4. Assigned seats can be kind.

You don’t necessarily need place cards, but it is smart to determine where people should sit and offer direction when you head into the dining room. No one wants to feel awkward or have to overthink — Can I sit at the head of the table? — plus some guests might have reasons for being placed in certain seats. Maybe Aunt Mary has a bum knee and needs to stretch out to the side, or a parent needs to help their toddler cut their food. You’re the boss here, so offer up thoughtful suggestions instead of forcing guests to fend for themselves.

Credit: Joe Lingeman

5. Centerpieces shouldn’t overcrowd the table.

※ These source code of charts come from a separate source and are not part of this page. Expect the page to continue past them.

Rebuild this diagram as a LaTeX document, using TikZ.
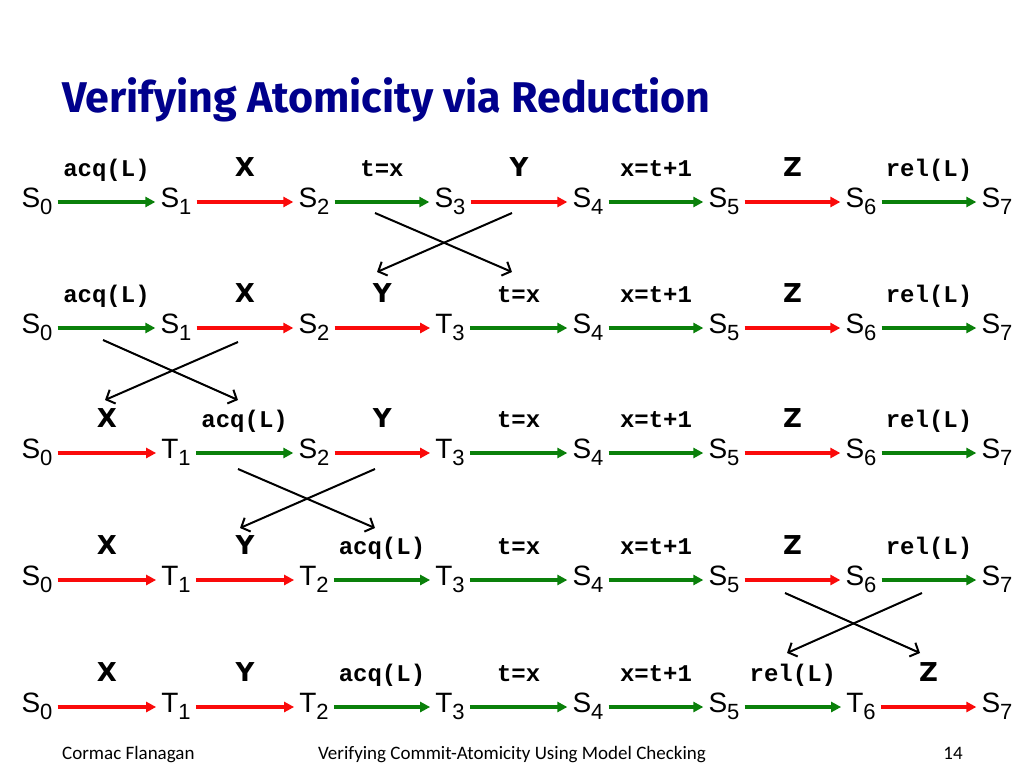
\documentclass[tikz,border=0pt]{standalone}
\usepackage{fontspec}
\setmainfont{Liberation Sans}
\newfontfamily\monofont{Liberation Mono}
\newfontfamily\labfont{DejaVu Sans}
\newfontfamily\titlefont{Fira Sans}
\newfontfamily\footfont{Carlito}
\usetikzlibrary{arrows.meta}
\definecolor{grn}{RGB}{10,128,10}
\definecolor{rd}{RGB}{250,10,10}
\definecolor{ttl}{RGB}{0,0,140}
\newcommand{\St}[2]{#1\raisebox{-7pt}{\fontsize{22}{22}\selectfont #2}}
\newcommand{\lAcq}{\monofont\bfseries\fontsize{24}{24}\selectfont acq(L)}
\newcommand{\lRel}{\monofont\bfseries\fontsize{24}{24}\selectfont rel(L)}
\newcommand{\lTx}{\monofont\bfseries\fontsize{24}{24}\selectfont t=x}
\newcommand{\lXt}{\monofont\bfseries\fontsize{24}{24}\selectfont x=t+1}
\newcommand{\lX}{\labfont\bfseries\fontsize{26}{26}\selectfont X}
\newcommand{\lY}{\labfont\bfseries\fontsize{26}{26}\selectfont Y}
\newcommand{\lZ}{\labfont\bfseries\fontsize{26}{26}\selectfont Z}
\tikzset{
  st/.style={inner xsep=5pt, inner ysep=2pt, anchor=base, font=\fontsize{28}{30}\selectfont},
  arr/.style={line width=3.2pt, -{Triangle[length=10pt,width=10pt]}},
  lb/.style={anchor=base, yshift=26pt, inner sep=0pt},
  cross/.style={draw=black, line width=2pt, -{Straight Barb[length=7pt,width=15pt,line width=2pt]}},
}
\begin{document}
\begin{tikzpicture}[x=1pt,y=-1pt]
\fill[white] (0,0) rectangle (1024,768);
\useasboundingbox (0,0) rectangle (1024,768);

\node[anchor=base west, inner sep=0pt, text=ttl] (title) at (62,112)
  {\titlefont\bfseries\fontsize{43}{46}\selectfont Verifying Atomicity via Reduction};

% row 1
\foreach \i/\x/\s in {0/37/S,1/176/S,2/314/S,3/450/S,4/588/S,5/724/S,6/861/S,7/997/S}
  \node[st] (a\i) at (\x,207) {\St{\s}{\i}};
\foreach \i/\j/\c/\t in {0/1/grn/\lAcq,1/2/rd/\lX,2/3/grn/\lTx,3/4/rd/\lY,4/5/grn/\lXt,5/6/rd/\lZ,6/7/grn/\lRel}
  \draw[arr, draw=\c] ([yshift=5pt]a\i.base east) -- node[lb] (la\i) {\t} ([yshift=5pt]a\j.base west);

% row 2
\foreach \i/\x/\s in {0/37/S,1/176/S,2/314/S,3/450/T,4/588/S,5/724/S,6/861/S,7/997/S}
  \node[st] (b\i) at (\x,333) {\St{\s}{\i}};
\foreach \i/\j/\c/\t in {0/1/grn/\lAcq,1/2/rd/\lX,2/3/rd/\lY,3/4/grn/\lTx,4/5/grn/\lXt,5/6/rd/\lZ,6/7/grn/\lRel}
  \draw[arr, draw=\c] ([yshift=5pt]b\i.base east) -- node[lb] (lb\i) {\t} ([yshift=5pt]b\j.base west);

% row 3
\foreach \i/\x/\s in {0/37/S,1/176/T,2/314/S,3/450/T,4/588/S,5/724/S,6/861/S,7/997/S}
  \node[st] (c\i) at (\x,458) {\St{\s}{\i}};
\foreach \i/\j/\c/\t in {0/1/rd/\lX,1/2/grn/\lAcq,2/3/rd/\lY,3/4/grn/\lTx,4/5/grn/\lXt,5/6/rd/\lZ,6/7/grn/\lRel}
  \draw[arr, draw=\c] ([yshift=5pt]c\i.base east) -- node[lb] (lc\i) {\t} ([yshift=5pt]c\j.base west);

% row 4
\foreach \i/\x/\s in {0/37/S,1/176/T,2/314/T,3/450/T,4/588/S,5/724/S,6/861/S,7/997/S}
  \node[st] (d\i) at (\x,585) {\St{\s}{\i}};
\foreach \i/\j/\c/\t in {0/1/rd/\lX,1/2/rd/\lY,2/3/grn/\lAcq,3/4/grn/\lTx,4/5/grn/\lXt,5/6/rd/\lZ,6/7/grn/\lRel}
  \draw[arr, draw=\c] ([yshift=5pt]d\i.base east) -- node[lb] (ld\i) {\t} ([yshift=5pt]d\j.base west);

% row 5
\foreach \i/\x/\s in {0/37/S,1/176/T,2/314/T,3/450/T,4/588/S,5/724/S,6/861/T,7/997/S}
  \node[st] (e\i) at (\x,712) {\St{\s}{\i}};
\foreach \i/\j/\c/\t in {0/1/rd/\lX,1/2/rd/\lY,2/3/grn/\lAcq,3/4/grn/\lTx,4/5/grn/\lXt,5/6/grn/\lRel,6/7/rd/\lZ}
  \draw[arr, draw=\c] ([yshift=5pt]e\i.base east) -- node[lb] (le\i) {\t} ([yshift=5pt]e\j.base west);

% crossing arrows
\coordinate (p1a) at (375,213); \coordinate (p1b) at (512,272);
\coordinate (p1c) at (512,213); \coordinate (p1d) at (377,272);
\draw[cross] (p1a) -- (p1b); \draw[cross] (p1c) -- (p1d);
\coordinate (p2a) at (103,340); \coordinate (p2b) at (238,400);
\coordinate (p2c) at (238,342); \coordinate (p2d) at (105,400);
\draw[cross] (p2a) -- (p2b); \draw[cross] (p2c) -- (p2d);
\coordinate (p3a) at (238,469); \coordinate (p3b) at (375,528);
\coordinate (p3c) at (375,469); \coordinate (p3d) at (240,528);
\draw[cross] (p3a) -- (p3b); \draw[cross] (p3c) -- (p3d);
\coordinate (p4a) at (785,593); \coordinate (p4b) at (920,653);
\coordinate (p4c) at (922,593); \coordinate (p4d) at (787,653);
\draw[cross] (p4a) -- (p4b); \draw[cross] (p4c) -- (p4d);

% footer
\node[anchor=base west, inner sep=0pt] (f1) at (62,759) {\footfont\fontsize{19}{19}\selectfont Cormac Flanagan};
\node[anchor=base, inner sep=0pt] (f2) at (512,759) {\footfont\fontsize{19}{19}\selectfont Verifying Commit-Atomicity Using Model Checking};
\node[anchor=base, inner sep=0pt] (f3) at (953,759) {\footfont\fontsize{19}{19}\selectfont 14};
\end{tikzpicture}
\end{document}
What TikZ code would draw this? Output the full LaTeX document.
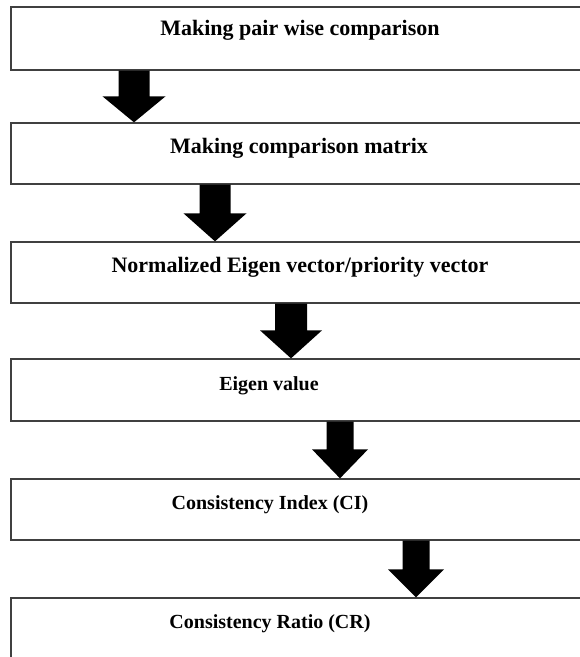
\documentclass[tikz,border=0pt]{standalone}
\usepackage{fontspec}
\setmainfont{Liberation Serif}
\usetikzlibrary{calc}
\definecolor{boxgray}{HTML}{404040}
\newcommand{\blockarr}[6]{%
  \fill let \p1=(#1.south), \p2=(#2.north) in
    ({#3pt-#4pt},\y1) -- ({#3pt+#4pt},\y1) -- ({#3pt+#4pt},{\y2+#6pt}) --
    ({#3pt+#5pt},{\y2+#6pt}) -- ({#3pt},\y2) -- ({#3pt-#5pt},{\y2+#6pt}) --
    ({#3pt-#4pt},{\y2+#6pt}) -- cycle;}
\begin{document}
\begin{tikzpicture}[x=1pt,y=-1pt,
  box/.style={draw=boxgray, line width=1.3pt, rectangle, inner sep=0pt, fill=white},
  bigtxt/.style={font=\bfseries\fontsize{22}{26}\selectfont, anchor=base, inner sep=0pt},
  smalltxt/.style={font=\bfseries\fontsize{20}{24}\selectfont, anchor=base, inner sep=0pt}]
\useasboundingbox (0,0) rectangle (580,657);
\clip (0,0) rectangle (580,657);
\fill[white] (0,0) rectangle (580,657);
\node[box, minimum width=579pt, minimum height=63pt] (b1) at (300.5,38.5) {};
\node[box, minimum width=579pt, minimum height=61pt] (b2) at (300.5,153.5) {};
\node[box, minimum width=579pt, minimum height=61pt] (b3) at (300.5,272.5) {};
\node[box, minimum width=579pt, minimum height=62pt] (b4) at (300.5,390) {};
\node[box, minimum width=579pt, minimum height=61pt] (b5) at (300.5,509.5) {};
\node[box, minimum width=579pt, minimum height=92pt] (b6) at (300.5,644) {};
\node[bigtxt] (t1) at (300,35) {Making pair wise comparison};
\node[bigtxt] (t2) at (299,153) {Making comparison matrix};
\node[bigtxt] (t3) at (300,272) {Normalized Eigen vector/priority vector};
\node[smalltxt] (t4) at (269,390) {Eigen value};
\node[smalltxt] (t5) at (270,509) {Consistency Index (CI)};
\node[smalltxt] (t6) at (270,628) {Consistency Ratio (CR)};
\blockarr{b1}{b2}{134}{15.5}{31.5}{26}
\blockarr{b2}{b3}{215}{15.5}{31.5}{28}
\blockarr{b3}{b4}{291}{16}{31}{28}
\blockarr{b4}{b5}{340}{13.5}{28}{29}
\blockarr{b5}{b6}{416}{13.5}{28}{28}
\end{tikzpicture}
\end{document}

Watch any movie set in the early 20th century (when folks were The Most Proper) and you’ll notice that centerpieces were kept simple. Although people back then weren’t as worried about saving space on the table (our portion sizes and offerings have increased quite a bit!), they knew that a dinner party is only as good as the conversation and that guests can’t exactly talk around massive floral arrangements running down the middle of the table. Don’t get so distracted by the aesthetics of the table that you forget function: Space candles out so people can still see one another, and do small, low floral arrangements.

Do you agree with these table-setting rules? Would you add any to the mix?